Meses atrás, durante diferentes periodos, hice compras masivas de maquillaje, de zapatos y de otros productos. Quería tener algo para cada ocasión. Quería llegar a cumplir un perfil fantasioso que no estaba ni un poco en contacto con la Mariana de la realidad. Compraba cosas para cuando saliera de antro, hiciera ejercicio, me fuera de brunches. Compraba (y no actuaba) para ser. No me prestaba atención, no era honesta conmigo misma. No me conocía. Tenía demasiadas cosas para abarcar todas los perfiles ficticios que mi mente adoptaba cada tanto. Y encontrar una liberación a estas decisiones pasadas a través del ordenamiento de mis cosas fue algo que nunca pensé que pasaría.

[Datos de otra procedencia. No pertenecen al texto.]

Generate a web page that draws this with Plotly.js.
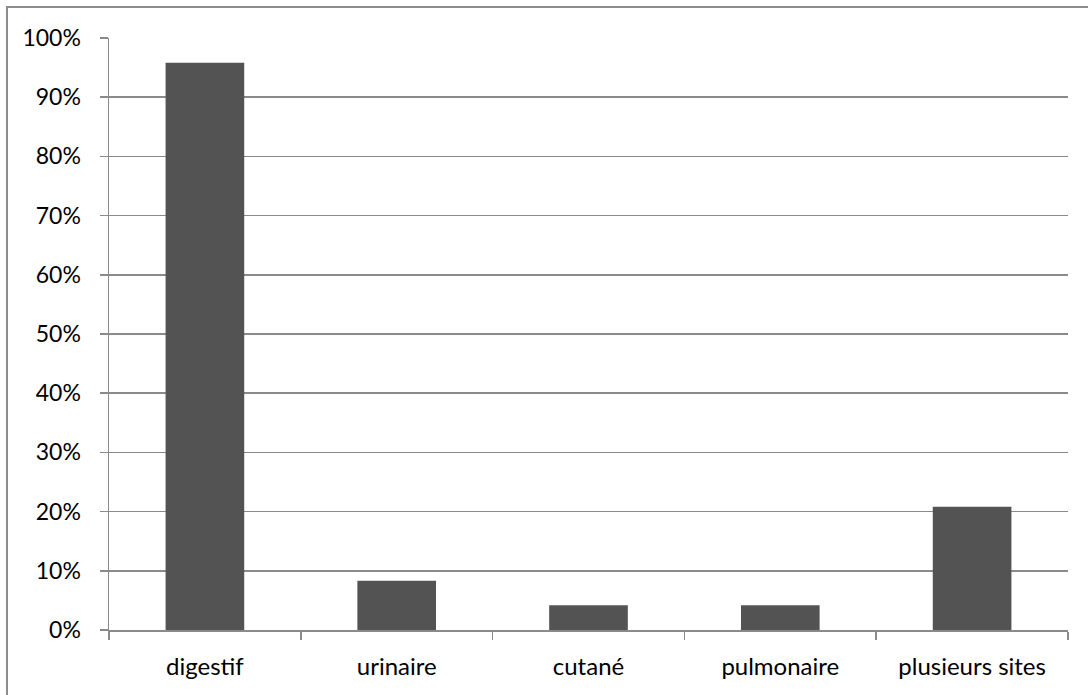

No sé ni cómo llegué a este punto. No puedo apuntar en específico qué fue lo que cambió en mí acerca de por qué justo ahora me molestaba este desorden que venía cargando años atrás. No era la primera vez que mi cuarto estaba así de desarreglado, pero quizá sí era la primera vez que mi mente no estaba tan desordenada como mi espacio. Mi mentalidad había cambiado y que la realidad se quedara en el pasado era doloroso. Y después de este cambio de actitud, puedo decir que todo lo que se quedó conmigo son cosas que realmente amo y me producen felicidad. A final de cuentas, es ingenuo actuar como si no existiera una carga simbólica detrás de todos y cada uno de los objetos que tenemos. Todo lo que tenemos guarda pensamientos, sentimientos, memorias que están estimulando activa o pasivamente nuestra mente todo el tiempo. Y más vale que estas sean positivas.